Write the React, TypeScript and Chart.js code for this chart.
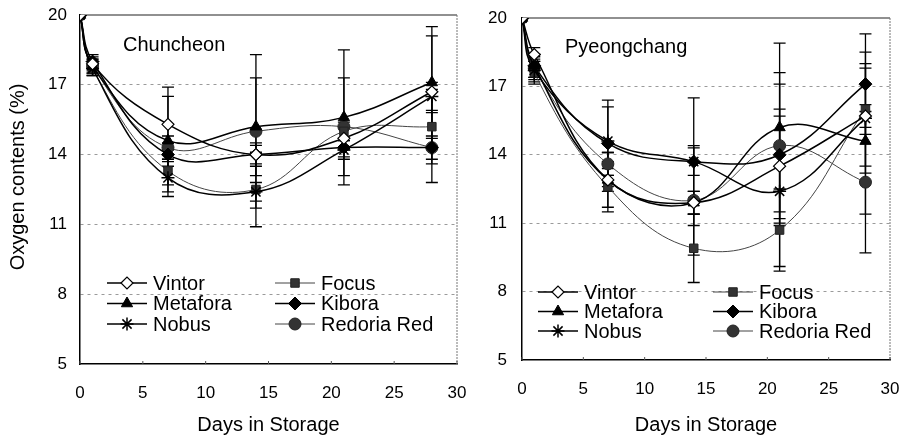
import React, { useEffect, useRef } from 'react';
import { Chart, registerables } from 'chart.js';
import { drawPoint } from 'chart.js/helpers';

Chart.register(...registerables);

// ---------- DATA ----------
const days = [0, 1, 7, 14, 21, 28];
const xTickValues = [0, 5, 10, 15, 20, 25, 30];
const yTickValues = [5, 8, 11, 14, 17, 20];
const cultivars = ['Vintor', 'Metafora', 'Nobus', 'Focus', 'Kibora', 'Redoria Red'];
const xAxisTitle = 'Days in Storage';
const yAxisTitle = 'Oxygen contents (%)';

// Chuncheon means (%)
const chVintor = [20, 17.9, 15.3, 14.0, 14.7, 16.7];
const chMetafora = [20, 17.8, 14.6, 15.2, 15.6, 17.1];
const chNobus = [20, 17.7, 13.0, 12.4, 14.2, 16.5];
const chFocus = [20, 17.7, 13.3, 12.5, 15.0, 15.2];
const chKibora = [20, 18.0, 14.0, 14.0, 14.3, 14.3];
const chRedoria = [20, 17.8, 14.3, 15.0, 15.2, 14.3];

// Chuncheon error (+/-)
const chVintorErr = [0, 0.3, 1.6, 0.5, 0.5, 2.4];
const chMetaforaErr = [0, 0.3, 1.9, 2.1, 2.9, 2.4];
const chNobusErr = [0, 0.3, 0.8, 0.4, 0.4, 0.6];
const chFocusErr = [0, 0.3, 0.9, 1.6, 0.4, 1.6];
const chKiboraErr = [0, 0.3, 0.5, 0.4, 0.4, 1.5];
const chRedoriaErr = [0, 0.3, 0.5, 3.3, 2.1, 0.5];

// Pyeongchang means (%)
const pyVintor = [20, 18.4, 12.9, 11.9, 13.5, 15.7];
const pyMetafora = [20, 17.9, 12.9, 11.9, 15.2, 14.6];
const pyNobus = [20, 17.7, 14.6, 13.7, 12.4, 15.6];
const pyFocus = [20, 17.6, 12.6, 9.9, 10.7, 16.0];
const pyKibora = [20, 17.9, 14.5, 13.7, 14.0, 17.1];
const pyRedoria = [20, 17.8, 13.6, 12.0, 14.4, 12.8];

// Pyeongchang error (+/-)
const pyVintorErr = [0, 0.3, 0.5, 0.5, 2.5, 0.5];
const pyMetaforaErr = [0, 0.5, 1.2, 0.5, 3.7, 3.2];
const pyNobusErr = [0, 0.5, 1.5, 0.6, 3.3, 2.4];
const pyFocusErr = [0, 0.5, 1.1, 1.5, 1.8, 2.5];
const pyKiboraErr = [0, 0.5, 1.9, 2.8, 3.1, 2.2];
const pyRedoriaErr = [0, 0.5, 0.5, 2.4, 3.2, 3.1];

// ---------- STYLES ----------
const FONT = "'Liberation Sans', Arial, Helvetica, sans-serif";
const seriesStyles = [
  { pointStyle: 'rectRot', fill: '#ffffff', stroke: '#000', lineColor: '#000', lineWidth: 1.5, radius: 6, pbw: 1.2 },
  { pointStyle: 'triangle', fill: '#000', stroke: '#000', lineColor: '#000', lineWidth: 1.5, radius: 6.5, pbw: 1 },
  { pointStyle: 'star', fill: '#000', stroke: '#000', lineColor: '#000', lineWidth: 1.5, radius: 6.5, pbw: 1.5 },
  { pointStyle: 'rect', fill: '#333', stroke: '#222', lineColor: '#444', lineWidth: 1, radius: 6, pbw: 1 },
  { pointStyle: 'rectRot', fill: '#000', stroke: '#000', lineColor: '#000', lineWidth: 1.5, radius: 6.5, pbw: 1 },
  { pointStyle: 'circle', fill: '#333', stroke: '#222', lineColor: '#444', lineWidth: 1, radius: 6, pbw: 1 },
];

type PanelCfg = {
  title: string;
  values: number[][];
  errors: number[][];
  width: number;
  height: number;
  yW: number;
  xH: number;
  padRight: number;
  padTop: number;
  yTickPad: number;
  showYTitle: boolean;
  titleDx: number;
  titleDy: number;
  legCol: number[];
  legRow0: number;
  legRowH: number;
};

function buildChart(canvas: HTMLCanvasElement, P: PanelCfg) {
  const datasets = P.values.map((vals, si) => {
    const st = seriesStyles[si];
    return {
      label: cultivars[si],
      data: days.map((d, i) => ({ x: d, y: vals[i] })),
      errors: P.errors[si],
      borderColor: st.lineColor,
      borderWidth: st.lineWidth,
      tension: 0.4,
      fill: false,
      pointStyle: st.pointStyle,
      pointRadius: st.radius,
      pointBackgroundColor: st.fill,
      pointBorderColor: st.stroke,
      pointBorderWidth: st.pbw,
    } as any;
  });

  const errorBars = {
    id: 'errorBars',
    beforeDatasetsDraw(chart: any) {
      const { ctx, scales } = chart;
      const x = scales.x, y = scales.y;
      ctx.save();
      ctx.strokeStyle = '#000';
      ctx.lineWidth = 1.3;
      chart.data.datasets.forEach((ds: any) => {
        ds.data.forEach((p: any, i: number) => {
          const e = ds.errors[i];
          if (!e) return;
          const px = x.getPixelForValue(p.x);
          const yt = y.getPixelForValue(p.y + e);
          const yb = y.getPixelForValue(p.y - e);
          ctx.beginPath();
          ctx.moveTo(px, yt); ctx.lineTo(px, yb);
          ctx.moveTo(px - 6, yt); ctx.lineTo(px + 6, yt);
          ctx.moveTo(px - 6, yb); ctx.lineTo(px + 6, yb);
          ctx.stroke();
        });
      });
      ctx.restore();
    },
  };

  const frame = {
    id: 'frame',
    beforeDatasetsDraw(chart: any) {
      const { ctx, chartArea: ca, scales } = chart;
      ctx.save();
      ctx.strokeStyle = '#222';
      ctx.lineWidth = 1.2;
      ctx.beginPath();
      ctx.moveTo(ca.left, ca.top); ctx.lineTo(ca.right, ca.top);
      ctx.stroke();
      ctx.strokeStyle = '#777';
      ctx.lineWidth = 1;
      ctx.setLineDash([2, 1]);
      ctx.beginPath();
      ctx.moveTo(ca.right, ca.top); ctx.lineTo(ca.right, ca.bottom);
      ctx.stroke();
      ctx.setLineDash([]);
      ctx.strokeStyle = '#555';
      ctx.beginPath();
      xTickValues.forEach((v) => {
        const px = scales.x.getPixelForValue(v);
        ctx.moveTo(px, ca.bottom); ctx.lineTo(px, ca.bottom - 3);
      });
      ctx.stroke();
      ctx.restore();
    },
  };

  const overlay = {
    id: 'overlay',
    afterDraw(chart: any) {
      const { ctx, chartArea: ca } = chart;
      ctx.save();
      ctx.fillStyle = '#000';
      ctx.font = `20px ${FONT}`;
      ctx.textBaseline = 'middle';
      ctx.textAlign = 'left';
      ctx.fillText(P.title, ca.left + P.titleDx, ca.top + P.titleDy);
      if (P.showYTitle) {
        ctx.save();
        ctx.translate(18, 177);
        ctx.rotate(-Math.PI / 2);
        ctx.textAlign = 'center';
        ctx.fillText(yAxisTitle, 0, 0);
        ctx.restore();
      }
      cultivars.forEach((name, i) => {
        const st = seriesStyles[i];
        const col = i < 3 ? 0 : 1;
        const row = i % 3;
        const x0 = ca.left + P.legCol[col];
        const yy = ca.top + P.legRow0 + row * P.legRowH;
        ctx.strokeStyle = st.lineColor;
        ctx.lineWidth = st.lineWidth;
        ctx.beginPath();
        ctx.moveTo(x0, yy); ctx.lineTo(x0 + 40, yy);
        ctx.stroke();
        ctx.fillStyle = st.fill;
        ctx.strokeStyle = st.stroke;
        ctx.lineWidth = st.pbw;
        drawPoint(ctx, { pointStyle: st.pointStyle as any, rotation: 0, radius: st.radius, borderWidth: st.pbw }, x0 + 20, yy);
        ctx.fillStyle = '#000';
        ctx.textAlign = 'left';
        ctx.fillText(name, x0 + 46, yy + 1);
      });
      ctx.restore();
    },
  };

  return new Chart(canvas, {
    type: 'line',
    data: { datasets },
    options: {
      responsive: false,
      maintainAspectRatio: false,
      animation: false,
      layout: { padding: { left: 0, right: P.padRight, top: P.padTop, bottom: 0 } },
      plugins: { legend: { display: false }, tooltip: { enabled: false } },
      scales: {
        x: {
          type: 'linear',
          min: 0,
          max: 30,
          afterBuildTicks: (s: any) => { s.ticks = xTickValues.map((v) => ({ value: v })); },
          afterFit: (s: any) => { s.height = P.xH; s.paddingLeft = 0; s.paddingRight = 0; },
          grid: { display: false, drawTicks: false },
          border: { color: '#000', width: 1.5 },
          ticks: { padding: 19, font: { size: 17, family: FONT }, color: '#000', maxRotation: 0, autoSkip: false },
          title: { display: true, text: xAxisTitle, font: { size: 20, family: FONT }, color: '#000', padding: { top: 0, bottom: 1 } },
        },
        y: {
          type: 'linear',
          min: 5,
          max: 20,
          afterBuildTicks: (s: any) => { s.ticks = yTickValues.map((v) => ({ value: v })); },
          afterFit: (s: any) => { s.width = P.yW; s.paddingTop = 0; s.paddingBottom = 0; },
          grid: {
            drawTicks: false,
            lineWidth: 1,
            color: (c: any) => (c.tick && (c.tick.value === 5 || c.tick.value === 20) ? 'rgba(0,0,0,0)' : '#9a9a9a'),
          },
          border: { color: '#000', width: 1.5, dash: [3, 4] },
          ticks: { padding: P.yTickPad, font: { size: 17, family: FONT }, color: '#000' },
          title: { display: false },
        },
      },
    } as any,
    plugins: [errorBars, frame, overlay],
  });
}

const leftCfg: PanelCfg = {
  title: 'Chuncheon',
  values: [chVintor, chMetafora, chNobus, chFocus, chKibora, chRedoria],
  errors: [chVintorErr, chMetaforaErr, chNobusErr, chFocusErr, chKiboraErr, chRedoriaErr],
  width: 480, height: 438, yW: 80, xH: 74, padRight: 23, padTop: 15, yTickPad: 13, showYTitle: true,
  titleDx: 43, titleDy: 30, legCol: [27, 195], legRow0: 268, legRowH: 20.5,
};

const rightCfg: PanelCfg = {
  title: 'Pyeongchang',
  values: [pyVintor, pyMetafora, pyNobus, pyFocus, pyKibora, pyRedoria],
  errors: [pyVintorErr, pyMetaforaErr, pyNobusErr, pyFocusErr, pyKiboraErr, pyRedoriaErr],
  width: 438, height: 438, yW: 57, xH: 78, padRight: 13, padTop: 18, yTickPad: 15, showYTitle: false,
  titleDx: 43, titleDy: 29, legCol: [16, 191], legRow0: 274, legRowH: 19.5,
};

function Panel({ cfg, left }: { cfg: PanelCfg; left: number }) {
  const ref = useRef<HTMLCanvasElement | null>(null);
  useEffect(() => {
    if (!ref.current) return;
    const chart = buildChart(ref.current, cfg);
    return () => chart.destroy();
  }, [cfg]);
  return (
    <canvas
      ref={ref}
      width={cfg.width}
      height={cfg.height}
      style={{ position: 'absolute', left, top: 0, width: cfg.width, height: cfg.height }}
    />
  );
}

export default function App() {
  return (
    <div style={{ position: 'absolute', left: 0, top: 0, width: 903, height: 438, background: '#fff' }}>
      <Panel cfg={leftCfg} left={0} />
      <Panel cfg={rightCfg} left={465} />
    </div>
  );
}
================================
What you should do:
Leave out the pictures and repeat the lines from the start of the material through the line with "const yAxisTitle = 'Oxygen contents (%)';", inclusive.

Result of this exercise:
Write the React, TypeScript and Chart.js code for this chart.
import React, { useEffect, useRef } from 'react';
import { Chart, registerables } from 'chart.js';
import { drawPoint } from 'chart.js/helpers';

Chart.register(...registerables);

// ---------- DATA ----------
const days = [0, 1, 7, 14, 21, 28];
const xTickValues = [0, 5, 10, 15, 20, 25, 30];
const yTickValues = [5, 8, 11, 14, 17, 20];
const cultivars = ['Vintor', 'Metafora', 'Nobus', 'Focus', 'Kibora', 'Redoria Red'];
const xAxisTitle = 'Days in Storage';
const yAxisTitle = 'Oxygen contents (%)';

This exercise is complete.